For streaming workloads, Databricks recommends using Delta Live Tables with autoscaling. Databricks enhanced autoscaling optimizes cluster utilization by automatically allocating cluster resources based on workload volume, with minimal impact on the data processing latency of your pipelines.
Enable autoscaling for SQL warehouse
The scaling parameter of a SQL warehouse sets the minimum and the maximum number of clusters over which queries sent to the warehouse are distributed. The default is one one cluster without autoscaling.
To handle more concurrent users for a given warehouse, increase the number of clusters. To learn how Databricks adds clusters to and removes clusters from a warehouse, see SQL warehouse sizing, scaling, and queuing behavior.
4. Test recovery procedures
Recover from Structured Streaming query failures
Structured Streaming provides fault tolerance and data consistency for streaming queries. Using Databricks Jobs, you can easily configure your Structured Streaming queries to automatically restart on failure. By enabling checkpointing for a streaming query, you can restart the query after a failure. The restarted query will continue from where the failed query left off. See Structured Streaming checkpoints and Production considerations for Structured Streaming.
Recover ETL jobs using data time travel capabilities
Despite thorough testing, a job may fail in production or produce unexpected, even invalid, data. Sometimes this can be fixed with an additional job after understanding the source of the problem and fixing the pipeline that caused the problem in the first place. However, often this is not straightforward and the job in question should be rolled back. Using Delta Time travel, users can easily roll back changes to an older version or timestamp, repair the pipeline, and restart the fixed pipeline.

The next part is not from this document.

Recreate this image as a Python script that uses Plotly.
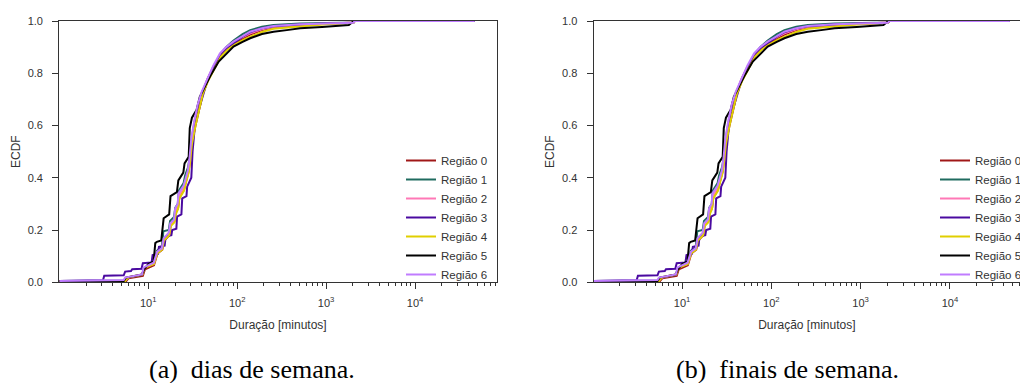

A convenient way to do so is the `RESTORE` command.
Leverage a job automation framework with built-in recovery
Databricks Jobs are designed for recovery. When a task in a multi-task job fails (and, as such, all dependent tasks), Databricks Jobs provide a matrix view of the runs that allows you to investigate the problem that caused the failure, see View runs for a single job. Whether it was a short network issue or a real issue in the data, you can fix it and start a repair run in Databricks Jobs. It will run only the failed and dependent tasks and keep the successful results from the earlier run, saving time and money, see Troubleshoot and repair job failures
Configure a disaster recovery pattern
For a cloud-native data analytics platform like Databricks, a clear disaster recovery pattern is critical. It’s critical that your data teams can use the Databricks platform even in the rare event of a regional, service-wide outage of a cloud service provider, whether caused by a regional disaster such as a hurricane, earthquake, or some other source.
Databricks is often a core part of an overall data ecosystem that includes many services, including upstream data ingestion services (batch/streaming), cloud-native storage such as Amazon S3, downstream tools and services such as business intelligence apps, and orchestration tooling. Some of your use cases may be particularly sensitive to a regional service-wide outage.
Disaster recovery involves a set of policies, tools, and procedures that enable the recovery or continuation of vital technology infrastructure and systems following a natural or human-induced disaster. A large cloud service such as AWS serves many customers and has built-in protections against a single failure. For example, a region is a group of buildings connected to different power sources to ensure that a single power outage will not bring down a region. However, cloud region failures can occur, and the severity of the failure and its impact on your business can vary.
5. Automate deployments and workloads
See Operational Excellence - Automate deployments and workloads.
6. Monitor systems and workloads
See Operational Excellence - Set up monitoring, alerting, and logging.